The No. 52 portion was acquired by Samuel Clarke, junior, wheelwright, with his father, Samuel, senior, as his trustee. In due course a wheelwright’s shop was put up in the yard and the front cottage turned into a beershop, The Plough. In 1838 a deed concerning No. 50 refers to Samuel junior as ‘dwelling’ next door, though in 1833 a document concerning the Simpson property at the end of the village had described him as occupier there, but replaced by another tenant before 1839. It was in 1833 also that Samuel junior was negotiating for a mortgage from the Duke of Bedford. He still seens to have been living at the No.52 premises at the 1841 Census (though no inns or beerhouses are actually given their names therein). The family consisted of:
| Samuel Clarke | 45 years | Wheelwright |
| Elizabeth Clarke | 45 years | |
| James Clarke | 16 years | Apprentice Wheelwright |
| Samuel Clarke | 14 years | |
| William Clarke | 10 years | |
| Rebecca Clarke | 7 years |
Two years later, in 1843, the Tithe Survey took place in Chenies, part of a nation-wide measure to put the charges on a standard basis. The schedule of owners and occupiers shows Samuel Clarke now the occupier at the Red Lion and also the owner of the house, workshop, yard and cottage on the 52 Chenies site, stated to be occupied by himself and others. His own occupation presumably refers to the workshop.
It is interesting to notice that in 1844/45 a letter concerned with encroachment on the highway is mentioned as being delivered through Mr. Samuel Clark of the Red Lion.
By the time of the 1851 census Samuel and his remaining family were back at Wheelers Yard (as the 52 Chenies site had come to be called), though one is not entirely sure whether they were living at The Plough or in the buildings, shop and yard owned by Samuel himself for The Plough had been conveyed to a Watford brewer in 1849. Samuel could have been their tenant.
| Samuel Clarke | 55 yrs | Wheelwright | Born Chenies |
| Elizabeth Clarke | 54yrs | Beer seller | Born Chenies |
| Samuel Clarke | 23yrs | Butcher | Born Chenies |
| William Clarke | 19yrs | Wheelwright | Born Chenies |
| Mary Ann Derry, (granddaughter) | 5yrs | Scholar | Born Chelsea |
Samuel had been succeeded at The Lion by John M. Hughes and Fanny, his wife, who had been tenants of one of the Plough cottages in 1841. I have an impression that somewhere i have come across a relationship link between this couple and the Clarke family but I do not remember where, so I may be mistaken. Fanny was born in Sarratt. There certainly was a noticeable tendency in this ‘Dissenters quarter’ for kinsfolk (and/or other Dissenters) to be the occupiers of dwellings belonging to the little handful of property-owners of ‘the Household of Faith’.

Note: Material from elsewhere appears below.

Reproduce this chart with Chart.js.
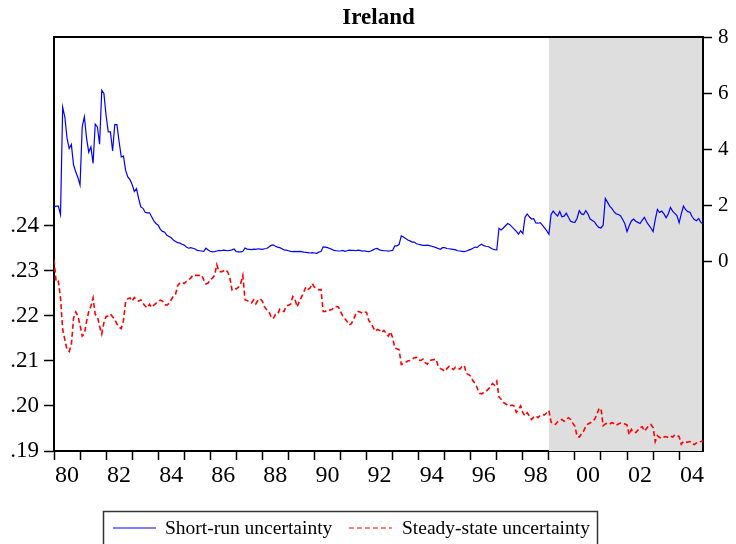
<!DOCTYPE html>
<html>
<head>
<meta charset="utf-8">
<script src="https://cdn.jsdelivr.net/npm/chart.js@4.4.1/dist/chart.umd.min.js"></script>
<style>
  html, body { margin: 0; padding: 0; background: #fff; }
  canvas { display: block; }
</style>
</head>
<body>
<canvas id="myChart" width="736" height="544" style="width:736px;height:544px"></canvas>
<script>
// monthly data, 1980:01 - 2004:12
const years = [1980, 1981, 1982, 1983, 1984, 1985, 1986, 1987, 1988, 1989, 1990, 1991, 1992,
               1993, 1994, 1995, 1996, 1997, 1998, 1999, 2000, 2001, 2002, 2003, 2004];
const leftTicks = [0.19, 0.20, 0.21, 0.22, 0.23, 0.24];
const rightTicks = [0, 2, 4, 6, 8];
const shadeFrom = 1999;

const shortRun = [
  1.95, 1.98, 1.98, 1.68, 5.50, 5.15, 4.40, 4.03, 4.17, 3.45, 3.20, 3.00,
  2.73, 4.80, 5.16, 4.40, 3.90, 4.09, 3.50, 4.90, 4.80, 4.18, 6.10, 5.99,
  5.20, 4.62, 4.62, 3.94, 4.88, 4.88, 4.27, 3.73, 3.76, 3.25, 3.02, 2.92,
  2.75, 2.50, 2.60, 2.25, 1.95, 1.90, 1.76, 1.74, 1.74, 1.60, 1.45, 1.36,
  1.30, 1.15, 1.08, 1.05, 0.94, 0.90, 0.85, 0.77, 0.72, 0.68, 0.66, 0.62,
  0.59, 0.52, 0.48, 0.50, 0.48, 0.45, 0.40, 0.39, 0.38, 0.37, 0.48, 0.42,
  0.37, 0.35, 0.36, 0.38, 0.40, 0.39, 0.41, 0.40, 0.39, 0.40, 0.42, 0.45,
  0.36, 0.35, 0.35, 0.37, 0.49, 0.45, 0.44, 0.43, 0.45, 0.44, 0.46, 0.45,
  0.44, 0.46, 0.47, 0.52, 0.58, 0.60, 0.55, 0.52, 0.50, 0.46, 0.42, 0.41,
  0.39, 0.37, 0.36, 0.37, 0.36, 0.37, 0.36, 0.34, 0.33, 0.32, 0.31, 0.32,
  0.31, 0.30, 0.34, 0.36, 0.53, 0.52, 0.50, 0.47, 0.44, 0.40, 0.39, 0.38,
  0.38, 0.40, 0.37, 0.39, 0.41, 0.40, 0.40, 0.39, 0.41, 0.40, 0.38, 0.39,
  0.37, 0.36, 0.38, 0.42, 0.46, 0.47, 0.42, 0.40, 0.39, 0.39, 0.38, 0.39,
  0.40, 0.56, 0.56, 0.62, 0.92, 0.88, 0.83, 0.77, 0.74, 0.70, 0.70, 0.64,
  0.62, 0.60, 0.58, 0.58, 0.59, 0.57, 0.55, 0.53, 0.50, 0.47, 0.44, 0.50,
  0.50, 0.47, 0.46, 0.45, 0.44, 0.42, 0.39, 0.38, 0.37, 0.36, 0.38, 0.41,
  0.44, 0.48, 0.52, 0.51, 0.58, 0.62, 0.57, 0.55, 0.54, 0.50, 0.45, 0.43,
  0.42, 1.19, 1.13, 1.20, 1.28, 1.36, 1.32, 1.24, 1.16, 1.08, 0.98, 1.10,
  1.00, 1.58, 1.70, 1.60, 1.52, 1.53, 1.38, 1.37, 1.39, 1.30, 1.20, 1.10,
  0.98, 1.68, 1.80, 1.70, 1.63, 1.79, 1.60, 1.62, 1.73, 1.58, 1.44, 1.41,
  1.40, 1.55, 1.82, 1.70, 1.68, 1.82, 1.70, 1.52, 1.47, 1.42, 1.30, 1.22,
  1.20, 1.30, 2.25, 2.12, 1.98, 1.90, 1.78, 1.70, 1.68, 1.64, 1.50, 1.35,
  1.07, 1.28, 1.45, 1.52, 1.44, 1.40, 1.36, 1.48, 1.58, 1.42, 1.30, 1.20,
  1.07, 1.50, 1.86, 1.75, 1.80, 1.70, 1.56, 1.70, 1.93, 1.80, 1.72, 1.64,
  1.39, 1.70, 1.98, 1.85, 1.78, 1.76, 1.60, 1.50, 1.46, 1.54, 1.40, 1.34
];

const steadyState = [
  .2325, .2275, .2277, .2240, .2170, .2147, .2125, .2121, .2136, .2195, .2209, .2200,
  .2180, .2155, .2160, .2188, .2210, .2222, .2240, .2203, .2199, .2177, .2160, .2185,
  .2199, .2200, .2204, .2198, .2192, .2182, .2175, .2172, .2190, .2232, .2238, .2240,
  .2233, .2241, .2236, .2233, .2236, .2228, .2222, .2218, .2226, .2219, .2224, .2228,
  .2232, .2235, .2233, .2225, .2224, .2228, .2236, .2244, .2248, .2268, .2273, .2275,
  .2272, .2277, .2280, .2284, .2291, .2290, .2290, .2290, .2291, .2280, .2271, .2273,
  .2281, .2284, .2290, .2314, .2299, .2298, .2300, .2303, .2298, .2285, .2258, .2262,
  .2260, .2264, .2272, .2290, .2236, .2234, .2232, .2229, .2236, .2227, .2235, .2238,
  .2233, .2220, .2214, .2210, .2198, .2194, .2203, .2203, .2215, .2212, .2210, .2222,
  .2224, .2226, .2243, .2238, .2220, .2232, .2242, .2252, .2264, .2259, .2262, .2272,
  .2264, .2261, .2258, .2259, .2210, .2210, .2214, .2213, .2214, .2220, .2221, .2220,
  .2210, .2200, .2194, .2188, .2180, .2183, .2192, .2204, .2210, .2209, .2206, .2209,
  .2208, .2190, .2184, .2175, .2166, .2170, .2168, .2163, .2168, .2162, .2155, .2165,
  .2152, .2129, .2127, .2125, .2092, .2094, .2097, .2100, .2101, .2104, .2107, .2108,
  .2102, .2101, .2104, .2096, .2093, .2101, .2102, .2103, .2104, .2088, .2083, .2081,
  .2077, .2083, .2088, .2084, .2081, .2086, .2084, .2082, .2088, .2090, .2072, .2070,
  .2066, .2056, .2050, .2040, .2028, .2027, .2030, .2032, .2037, .2042, .2050, .2046,
  .2055, .2020, .2015, .2008, .2005, .2002, .2000, .2002, .2000, .1986, .1992, .2000,
  .1985, .1978, .1985, .1978, .1970, .1975, .1978, .1974, .1979, .1981, .1980, .1985,
  .1990, .1964, .1960, .1959, .1965, .1968, .1970, .1966, .1970, .1974, .1970, .1962,
  .1955, .1932, .1931, .1938, .1944, .1955, .1960, .1962, .1966, .1970, .1980, .1993,
  .1995, .1956, .1960, .1962, .1960, .1963, .1961, .1957, .1960, .1962, .1961, .1960,
  .1958, .1936, .1948, .1942, .1941, .1946, .1952, .1954, .1944, .1950, .1957, .1959,
  .1952, .1921, .1934, .1930, .1928, .1931, .1932, .1930, .1933, .1931, .1936, .1935,
  .1932, .1915, .1921, .1919, .1920, .1921, .1916, .1914, .1918, .1920, .1921, .1922
];

const SERIF = '"Liberation Serif", "Times New Roman", serif';
Chart.defaults.font.family = SERIF;
Chart.defaults.color = '#000';

function toPoints(values) {
    return values.map((v, i) => ({ x: years[0] + i / 12, y: v }));
}

// shading, top frame line, title and boxed legend
const extras = {
    id: 'extras',
    beforeDatasetsDraw(chart) {
        const { ctx, chartArea: a, scales } = chart;
        const x0 = scales.x.getPixelForValue(shadeFrom);
        ctx.save();
        ctx.fillStyle = '#dedede';
        ctx.fillRect(x0, a.top, a.right - x0 - 1, a.bottom - a.top);
        ctx.restore();
    },
    afterDraw(chart) {
        const { ctx, chartArea: a } = chart;
        ctx.save();
        ctx.strokeStyle = '#000';
        ctx.lineWidth = 2;
        ctx.beginPath();
        ctx.moveTo(a.left - 1, a.top);
        ctx.lineTo(a.right + 1, a.top);
        ctx.stroke();

        ctx.fillStyle = '#000';
        ctx.font = 'bold 23px ' + SERIF;
        ctx.textAlign = 'center';
        ctx.textBaseline = 'middle';
        ctx.fillText('Ireland', (a.left + a.right) / 2, 18);

        // legend
        ctx.lineWidth = 1.5;
        ctx.strokeStyle = '#333';
        ctx.strokeRect(103.5, 511.5, 494, 40);
        ctx.font = '19.5px ' + SERIF;
        ctx.textAlign = 'left';
        const ds = chart.data.datasets;
        const items = [[113, 165], [349, 402]];
        items.forEach(([lx, tx], k) => {
            ctx.strokeStyle = ds[k].borderColor;
            ctx.lineWidth = 1;
            ctx.setLineDash(ds[k].borderDash || []);
            ctx.beginPath();
            ctx.moveTo(lx, 528);
            ctx.lineTo(lx + 43, 528);
            ctx.stroke();
            ctx.setLineDash([]);
            ctx.fillStyle = '#000';
            ctx.fillText(ds[k].label, tx, 529);
        });
        ctx.restore();
    }
};

new Chart(document.getElementById('myChart'), {
    type: 'line',
    data: {
        datasets: [{
            label: 'Short-run uncertainty',
            data: toPoints(shortRun),
            yAxisID: 'yR',
            borderColor: 'rgb(0, 0, 255)',
            borderWidth: 1.2,
            pointRadius: 0,
            tension: 0
        }, {
            label: 'Steady-state uncertainty',
            data: toPoints(steadyState),
            yAxisID: 'yL',
            borderColor: 'rgb(255, 0, 0)',
            borderWidth: 1.6,
            borderDash: [5, 3],
            pointRadius: 0,
            tension: 0
        }]
    },
    options: {
        responsive: false,
        animation: false,
        layout: { padding: { top: 37, bottom: 53, left: 0, right: 0 } },
        plugins: { legend: { display: false }, tooltip: { enabled: false } },
        scales: {
            x: {
                type: 'linear',
                min: years[0],
                max: years[0] + (shortRun.length - 1) / 12,
                afterBuildTicks: s => { s.ticks = years.map(v => ({ value: v })); },
                afterFit: s => { s.height = 40; },
                ticks: {
                    autoSkip: false,
                    maxRotation: 0,
                    labelOffset: 13,
                    padding: 1,
                    font: { size: 24 },
                    callback: v => (v % 2 === 0 ? String(v).slice(2) : '')
                },
                grid: { drawOnChartArea: false, tickLength: 9, color: '#000', tickWidth: 1.5 },
                border: { color: '#000', width: 2 }
            },
            yL: {
                position: 'left',
                min: 0.19,
                max: 0.28196,
                afterBuildTicks: s => { s.ticks = leftTicks.map(v => ({ value: v })); },
                afterFit: s => { s.width = 54; },
                ticks: {
                    padding: 5,
                    font: { size: 23 },
                    callback: v => v.toFixed(2).slice(1)
                },
                grid: { drawOnChartArea: false, tickLength: 10, color: '#000', tickWidth: 1.5 },
                border: { color: '#000', width: 2 }
            },
            yR: {
                position: 'right',
                min: -6.74,
                max: 8,
                afterBuildTicks: s => { s.ticks = rightTicks.map(v => ({ value: v })); },
                afterFit: s => { s.width = 33; },
                ticks: {
                    padding: 6,
                    font: { size: 21 },
                    callback: v => String(v)
                },
                grid: { drawOnChartArea: false, tickLength: 9, color: '#000', tickWidth: 1.5 },
                border: { color: '#000', width: 2 }
            }
        }
    },
    plugins: [extras]
});
</script>
</body>
</html>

August 1856 found Samuel Clarke, late of Chenies, now of Sarratt, taking out a mortgage on the two cottages at the rear of The Plough. Then there is silence for fifteen years until, in May 1871, Samuel Clarke the elder, wheelwright, conveys the two cottages to Samuel Clarke the younger, butcher, (i.e. Samuel IV) of Chandlers Cross near Watford. Samuel IV promptly mortgaged the property to a Building Society. A further mortgage followed in 1877 by Samuel the younger. Yet another, in 1882, was to plain Samuel Clarke, no elder or younger, so possibly Samuel III had died between 1877 and 1882, but perhaps more detailed information on this point is already in hand. To finish the tale, the two cottages were acquired from the Building Society in 1892 for the Duke of Bedford, which is why the series of deeds has been preserved among the Bedford Archives.
And so ends the story of the Clarke family in Chenies, its successive generations, its occupations, its property transactions, and its dwellings as far as the sources so far available to me record it. I have it in mind to visit the Hertfordshire Record Office before long and I may pick up something further there.
If there are any questions I might be able to answer directlyplease do not hesitate to contact me and I will do my best.
Mrs. A.M. Thomas.
SOME FURTHER FACTS
As one rather expected, the complete version of George Clark’s will of 1817 produced further family details. When naming Samuel Clark of Chenies, wheelwright, as one executor George describes him as his brother. Likewise, James Body, another executor, is called a brother-in-law, Presumably this was the James Body who married an Elizabeth Clarke by licence at Chenies on 5th November 1801. George: mentions two wives, the first, Mary, and the second ‘lately deceased’, but without a name. Mary was the mother of the two girls provided for by the will, both apparently still under age. By the second wife there were two sons, Samuel and Joseph, also under age of course. The cottages in Water Lane, Watford, were to be sold for the benefit of the daughters and to pay off a £300 mortgage. Another set of cottages in Watford (in one of which George appears to have dwelt): were to go to the sons. Another batch of recently-purchased, newly-erected cottages nearby were left to the daughters. The will was made less than two months before George’s death.
A visit to Hertford raised a few assorted scraps. A film at the Reference library of the 1851 Census covering Sarratt included the following: –
| James Clark | 26yrs | Wheelwright | Born Chenies |
| Bethiah Clark | 29yrs | Born Sarratt | |
| William James Mill (wife’s son) | 5yrs | Born Sarratt |
At the Record Office in a rapid scanning of a difficult film of Sarratt Parish Registers I noticed:-
| Frances Clark | 67yrs | 27 March 1830 | of Watford, buried |
| Elizabeth Clark | 70yrs | 30 Dec 1839 | of Chipperfield in Kings Langley parish, buried |
| James Clark | 85yrs | 5 Jan 1840 | of Watford, buried |
It would seem that Watford and the parishes between there and the Chess valley might be the best locations for the particular Clarke line being traced.
The card-index for Herts marriages carried a large wad for the name throughout the county, including a long list of Samuels, but a top-speed run-through did not note any parishes outstandingly likely to have links with the Chenies line.